10. Ever eaten cookies for dinner? Uh... hells yeah!
11. Ever been on TV?? Not as far as I know. But I did shoot a couple of things for public television for a class in college.
12. Ever steal any traffic sign?? Nope. What would be the point, really?
13. Ever been in a car accident?? Yup. Two. The first was with Scott. We hit a wet spot in the road and lost control of the car. We careened into the guardrail. It was scary. The other time, I was driving myself home from work. There was a blizzard. My car skidded into the car in front of me. Lucky for us, I was only going around three MPH.
14. Drive a 2-door or 4-door vehicle?? Yahtzee.
15. Favorite salad dressing?? Ranch.
16. Favorite pie?? Dutch Apple or Black Tie Mousse Cake at Olive Garden. Mmmm. OH! And ice cream pie. Mmmmmmmm...
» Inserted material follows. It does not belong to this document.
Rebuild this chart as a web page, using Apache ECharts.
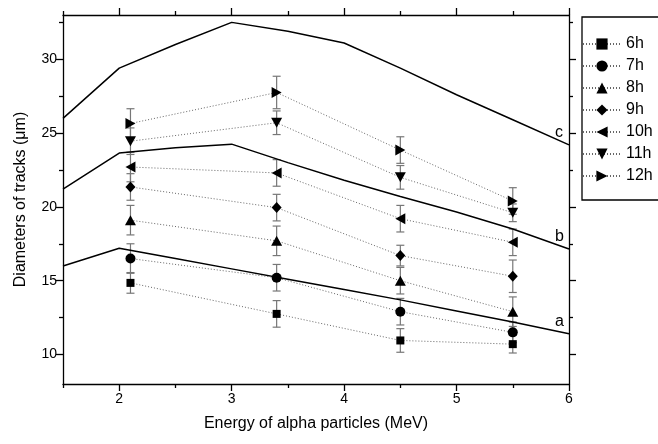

17. Favorite number?? IT'S A SECRET!
18. Favorite movie?? AW! Do I HAVE to choose?!
19. Favorite holiday?? Thanksgiving, totally.
21. Favorite food?? Waffles.
22. Favorite day of the week? Kleigeday.
23. Favorite brand of body wash? My cat licking my face off when I go to bed at night. The best thing about it is, he doesn't stop, even when the skin starts to peel back.
24. Favorite toothpaste?? IT'S A SECRET!
25. Favorite smell?? Vanilla.
26. What do you do to relax? Um, I'll take: drawing and/or writing until my fingers bleed for one hundred, Bob.
27. Favorite gift ever given? Okay, this so depends on what the question actually means, because the wording is a bit convoluted. Does it mean the best gift I ever gave someone else? Or the best gift ever given to me. The best gift I gave someone else would be the total Kenny humiliation I gifted my sister with at my wedding. The best gift ever given to me would be 'The Crow' model kit my husband painted and put together for me -- I would also add the Kennification of my apartment by my sister as revenge for the Kenny Incident at my wedding.
28. How do you see yourself in 10 years?? I see myself as a bunny rabbit, or perhaps a lemur.
29. Furthest place you will send this message? To the moon, Alice. TO THE MOON!
30. Who will respond to this the fastest? Your mom.